Y sonrió, casi con ingenuidad, con su mano incompleta y un ojo entre diminuto y ausente, porque así son las huellas de la guerra.
“Muchos ‘semos’ campesinos, otros son ciudadanos”. Difícil una mejor descripción del origen y consecuencia de ser un país inequitativo. En esas seis palabras caben los abismos que alimentaron el conflicto armado más largo de Latinoamérica.
- ¿Qué esperan de nosotros?, pregunté.
- Que nos acojan como a personas de carne y hueso; que nos respalden y no nos estigmaticen.

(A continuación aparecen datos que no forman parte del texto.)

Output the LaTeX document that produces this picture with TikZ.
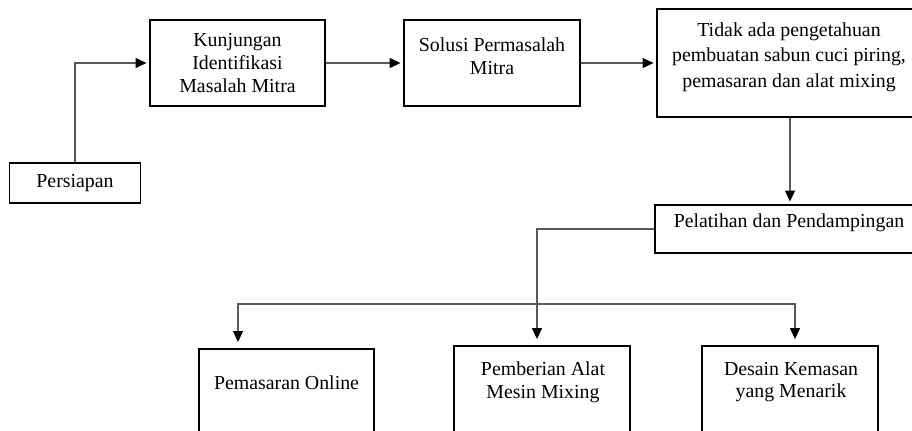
\documentclass[tikz,border=0pt]{standalone}
\usepackage{fontspec}
\setmainfont{Liberation Serif}
\usetikzlibrary{arrows.meta}
\tikzset{box/.style={rectangle, draw=black, line width=1.1pt, inner sep=0pt}}
\tikzset{txt/.style={align=center, inner sep=0pt}}
\tikzset{link/.style={draw=black!65, line width=0.7pt, -{Triangle[length=0.22cm, width=0.2cm, color=black]}, shorten >=0.05cm}}
\tikzset{drop/.style={shorten >=0.12cm}}

\begin{document}
\begin{tikzpicture}[x=0.02cm, y=-0.02cm, font=\fontsize{11.3}{13}\selectfont]
		\useasboundingbox (0,0) rectangle (912,430);
		\clip (0,0) rectangle (912,430);

		% top row
		\node[box, minimum width=2.62cm, minimum height=0.8cm] at (75,183) (persiapan) {Persiapan};
		\node[box, align=center, minimum width=3.5cm, minimum height=1.72cm] at (237.5,63) (kunjungan) {Kunjungan\\Identifikasi\\Masalah Mitra};
		\node[box, minimum width=3.52cm, minimum height=1.72cm] at (492,63) (solusi) {};
		\node[txt] at (492,56) (solusi-t) {Solusi Permasalah\\Mitra};
		\node[box, minimum width=5.32cm, minimum height=2.16cm] at (790,63) (tidak) {};
		\node[txt, font=\fontsize{11.3}{14.5}\selectfont] at (789,57) (tidak-t) {Tidak ada pengetahuan\\pembuatan sabun cuci piring,\\pemasaran dan alat mixing};
		\node[box, minimum width=5.4cm, minimum height=0.96cm] at (790,229) (pelatihan) {};
		\node[txt] at (789,223) (pelatihan-t) {Pelatihan dan Pendampingan};

		% bottom row
		\node[box, minimum width=3.5cm, minimum height=2.02cm] at (286.5,399.5) (pemasaran) {};
		\node[txt] at (286.5,383) (pemasaran-t) {Pemasaran Online};
		\node[box, minimum width=3.52cm, minimum height=2.08cm] at (542,398) (pemberian) {};
		\node[txt] at (543,382) (pemberian-t) {Pemberian Alat\\Mesin Mixing};
		\node[box, minimum width=3.52cm, minimum height=2.08cm] at (790,398) (desain) {};
		\node[txt] at (791,382) (desain-t) {Desain Kemasan\\yang Menarik};

		\coordinate (fork) at (537,304);
		\coordinate (left-drop) at (238,304);
		\coordinate (right-drop) at (795,304);

		\draw[link] (persiapan.north) |- (kunjungan.west);
		\draw[link] (kunjungan.east) -- (solusi.west);
		\draw[link] (solusi.east) -- (tidak.west);
		\draw[link] (tidak.south) -- (pelatihan.north);
		\draw[link, drop] (pelatihan.west) -| (pemberian.north -| fork);
		\draw[link, drop] (fork) -- (left-drop) -- (pemasaran.north -| left-drop);
		\draw[link, drop] (fork) -| (desain.north -| right-drop);
\end{tikzpicture}
\end{document}
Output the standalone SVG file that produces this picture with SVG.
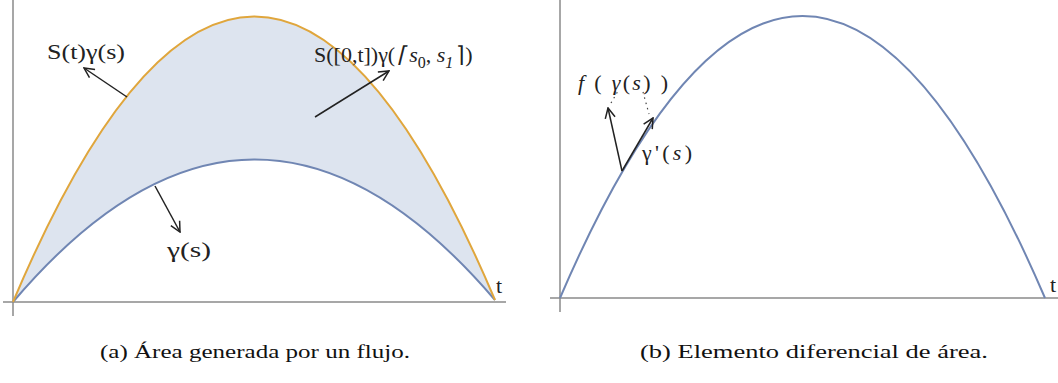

Dicen que para ellos las armas no son lo determinante: fueron un medio, pero no un fin; y ahora están dispuestos a pelear con las palabras y no con los fusiles, hasta lograr un cambio social en el que haya para todos educación, salud y vivienda.
Más que verse representados en un museo de memoria, quieren reflejarse en el pueblo colombiano, porque “los museos ‘tergiversan’ la realidad, pero el pueblo no”.
“Es hora de sumar y multiplicar; de encontrar lo que nos une, y dejar atrás lo que nos separa”. (Marcela, contadora, juzgada por rebelión, hoy indultada)
Muchas cosas atropellarán nuestras zonas de confort; quizá nuestro confort lleva mucho tiempo atropellando a los demás.
Podrá parecernos desgracia, oportunidad o utopía. Pero si la paz no tiene reverso -y ojalá no lo tenga-, la reinvención de una nueva sociedad, tampoco lo tiene.